### Exercise goal
Copy exactly the lines from the start of the material through the line with "import plotly.graph_objects as go". Pictures stay out of the copy.

### Data extract
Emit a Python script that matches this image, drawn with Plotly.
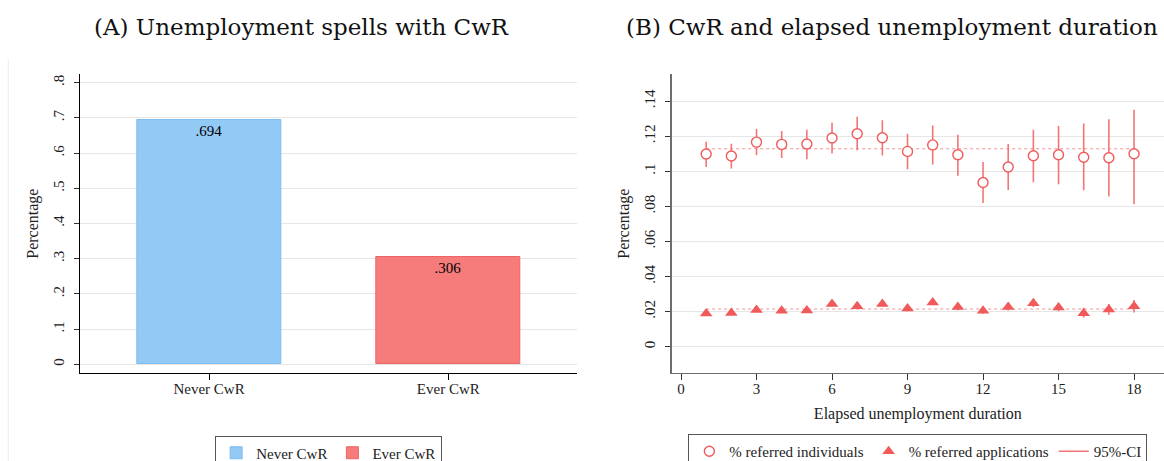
import plotly.graph_objects as go

# ---- Panel A: share of unemployment spells by CwR status ----
spell_groups = ["Never CwR", "Ever CwR"]
spell_shares = [0.694, 0.306]
bar_fill = ["#92C9F5", "#F67B7B"]
bar_edge = ["#7DBDF0", "#EE6464"]
share_ticks = [0, 0.1, 0.2, 0.3, 0.4, 0.5, 0.6, 0.7, 0.8]
share_tick_text = ["0", ".1", ".2", ".3", ".4", ".5", ".6", ".7", ".8"]

# ---- Panel B: CwR by elapsed unemployment duration (months) ----
months = list(range(1, 19))
ind_share = [0.1098, 0.1087, 0.1166, 0.1153, 0.1155, 0.1189, 0.1214, 0.1191, 0.1113,
             0.1150, 0.1094, 0.0936, 0.1024, 0.1088, 0.1094, 0.1080, 0.1077, 0.1100]
ind_lo = [0.1024, 0.1016, 0.1093, 0.1075, 0.1069, 0.1101, 0.1119, 0.1090, 0.1011,
          0.1039, 0.0975, 0.0819, 0.0893, 0.0938, 0.0926, 0.0892, 0.0856, 0.0812]
ind_hi = [0.1168, 0.1156, 0.1241, 0.1230, 0.1236, 0.1276, 0.1310, 0.1291, 0.1213,
          0.1260, 0.1208, 0.1052, 0.1155, 0.1236, 0.1258, 0.1272, 0.1296, 0.1350]
app_share = [0.0190, 0.0192, 0.0210, 0.0205, 0.0207, 0.0244, 0.0231, 0.0244, 0.0218,
             0.0252, 0.0226, 0.0206, 0.0226, 0.0248, 0.0224, 0.0191, 0.0213, 0.0231]
app_lo = [0.0178, 0.0180, 0.0198, 0.0193, 0.0195, 0.0230, 0.0217, 0.0229, 0.0203,
          0.0236, 0.0208, 0.0188, 0.0207, 0.0226, 0.0203, 0.0167, 0.0182, 0.0195]
app_hi = [0.0202, 0.0204, 0.0222, 0.0217, 0.0219, 0.0258, 0.0245, 0.0259, 0.0233,
          0.0268, 0.0244, 0.0224, 0.0245, 0.0270, 0.0245, 0.0222, 0.0244, 0.0267]
ind_mean = 0.1128
app_mean = 0.0215
dur_ticks = [0, 3, 6, 9, 12, 15, 18]
pct_ticks = [0, 0.02, 0.04, 0.06, 0.08, 0.10, 0.12, 0.14]
pct_tick_text = ["0", ".02", ".04", ".06", ".08", ".1", ".12", ".14"]

SERIF = "Liberation Serif"
TITLE_FONT = "DejaVu Serif"
RED = "#F05A5A"
CI_RED = "#F37575"
MEAN_RED = "#F59393"
GRID = "#E6E6E6"

W, H = 1164, 461


def px_x(p):
    return p / W


def px_y(p):
    return 1 - p / H


fig = go.Figure()

# Panel A bars, one trace per group so each gets a legend key
for name, val, fill, edge in zip(spell_groups, spell_shares, bar_fill, bar_edge):
    fig.add_trace(go.Bar(
        x=[name], y=[val], name=name, width=0.603,
        marker=dict(color=fill, line=dict(color=edge, width=1)),
        text=[f"{val:.3f}".lstrip("0")], textposition="inside",
        insidetextanchor="end", constraintext="none",
        textfont=dict(family=SERIF, size=15, color="black"),
        xaxis="x", yaxis="y", legend="legend",
    ))

# Panel B confidence intervals, drawn as broken vertical segments
ci_x, ci_y = [], []
for m, lo, hi in zip(months, ind_lo, ind_hi):
    ci_x += [m, m, None]
    ci_y += [lo, hi, None]
for m, lo, hi in zip(months, app_lo, app_hi):
    ci_x += [m, m, None]
    ci_y += [lo, hi, None]

# dotted reference lines at the overall averages
fig.add_trace(go.Scatter(
    x=[months[0], months[-1]], y=[ind_mean, ind_mean], mode="lines",
    line=dict(color=MEAN_RED, width=1, dash="dot"), showlegend=False,
    hoverinfo="skip", xaxis="x2", yaxis="y2"))
fig.add_trace(go.Scatter(
    x=[months[0], months[-1]], y=[app_mean, app_mean], mode="lines",
    line=dict(color=MEAN_RED, width=1, dash="dot"), showlegend=False,
    hoverinfo="skip", xaxis="x2", yaxis="y2"))

fig.add_trace(go.Scatter(
    x=ci_x, y=ci_y, mode="lines", name="95%-CI",
    line=dict(color=CI_RED, width=1.6), legendrank=3,
    xaxis="x2", yaxis="y2", legend="legend2"))

fig.add_trace(go.Scatter(
    x=months, y=ind_share, mode="markers", name="% referred individuals",
    marker=dict(symbol="circle", size=10, color="white",
                line=dict(color=RED, width=1.4)),
    legendrank=1, xaxis="x2", yaxis="y2", legend="legend2"))

fig.add_trace(go.Scatter(
    x=months, y=app_share, mode="markers", name="% referred applications",
    marker=dict(symbol="triangle-up", size=11, color=RED,
                line=dict(color=RED, width=0)),
    legendrank=2, xaxis="x2", yaxis="y2", legend="legend2"))

tick_font = dict(family=SERIF, size=15, color="#222")
title_font = dict(family=SERIF, size=16, color="#222")

# plot areas in pixels
A_L, A_R = 80.3, 577
B_L, B_R = 671.7, 1164
TOP, BOT = 74, 373.3

fig.update_layout(
    width=W, height=H,
    margin=dict(l=0, r=0, t=0, b=0, autoexpand=False),
    paper_bgcolor="white", plot_bgcolor="white",
    font=dict(family=SERIF, size=15, color="#222"),
    bargap=0,
    xaxis=dict(
        domain=[px_x(A_L), px_x(A_R)], anchor="y",
        type="category", categoryorder="array", categoryarray=spell_groups,
        range=[-0.538, 1.538], showgrid=False, zeroline=False,
        showline=True, linecolor="black", linewidth=1.3,
        ticks="outside", ticklen=6, tickcolor="black", tickwidth=1.3,
        tickfont=tick_font, ticklabelstandoff=-4,
    ),
    yaxis=dict(
        domain=[px_y(BOT), px_y(TOP)], anchor="x",
        range=[-0.0256, 0.8247], tickvals=share_ticks, ticktext=share_tick_text,
        tickangle=-90, showgrid=True, gridcolor=GRID, gridwidth=1.3,
        zeroline=False, showline=True, linecolor="black", linewidth=1.3,
        ticks="outside", ticklen=5, tickcolor="#333", tickwidth=1.3,
        tickfont=tick_font, ticklabelstandoff=4,
        title=dict(text="Percentage", font=title_font, standoff=8),
    ),
    xaxis2=dict(
        domain=[px_x(B_L), px_x(B_R)], anchor="y2",
        range=[-0.37, 19.19], tickvals=dur_ticks,
        showgrid=False, zeroline=False,
        showline=True, linecolor="#6E6E6E", linewidth=1.3,
        ticks="outside", ticklen=6, tickcolor="#333", tickwidth=1.3,
        tickfont=tick_font, ticklabelstandoff=-4,
        title=dict(text="Elapsed unemployment duration", font=title_font, standoff=11),
    ),
    yaxis2=dict(
        domain=[px_y(BOT), px_y(TOP)], anchor="x2",
        range=[-0.0151, 0.1554], tickvals=pct_ticks, ticktext=pct_tick_text,
        tickangle=-90, showgrid=True, gridcolor=GRID, gridwidth=1.3,
        zeroline=False, showline=True, linecolor="#6E6E6E", linewidth=2,
        ticks="outside", ticklen=5, tickcolor="#333", tickwidth=1.3,
        tickfont=tick_font, ticklabelstandoff=4,
        title=dict(text="Percentage", font=title_font, standoff=8),
    ),
    legend=dict(
        orientation="h", x=px_x((A_L + A_R) / 2), xanchor="center",
        y=px_y(435.5), yanchor="top",
        bordercolor="#555", borderwidth=1, bgcolor="white",
        font=dict(family=SERIF, size=15, color="#222"),
        itemwidth=30, tracegroupgap=0,
    ),
    legend2=dict(
        orientation="h", x=px_x((B_L + B_R) / 2), xanchor="center",
        y=px_y(434), yanchor="top",
        bordercolor="#555", borderwidth=1, bgcolor="white",
        font=dict(family=SERIF, size=15, color="#222"),
        itemwidth=30, traceorder="normal",
    ),
    annotations=[
        dict(text="(A) Unemployment spells with CwR", x=px_x(301.5), y=px_y(27),
             xref="paper", yref="paper", xanchor="center", yanchor="middle",
             showarrow=False, font=dict(family=TITLE_FONT, size=23, color="#111")),
        dict(text="(B) CwR and elapsed unemployment duration", x=px_x(892), y=px_y(27),
             xref="paper", yref="paper", xanchor="center", yanchor="middle",
             showarrow=False, font=dict(family=TITLE_FONT, size=23, color="#111")),
    ],
    shapes=[
        dict(type="line", xref="paper", yref="paper",
             x0=px_x(8.3), x1=px_x(8.3), y0=0, y1=px_y(59),
             line=dict(color="#EFEFEF", width=1.2)),
    ],
)

fig.write_html("out.html")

### Full solution
Emit a Python script that matches this image, drawn with Plotly.
import plotly.graph_objects as go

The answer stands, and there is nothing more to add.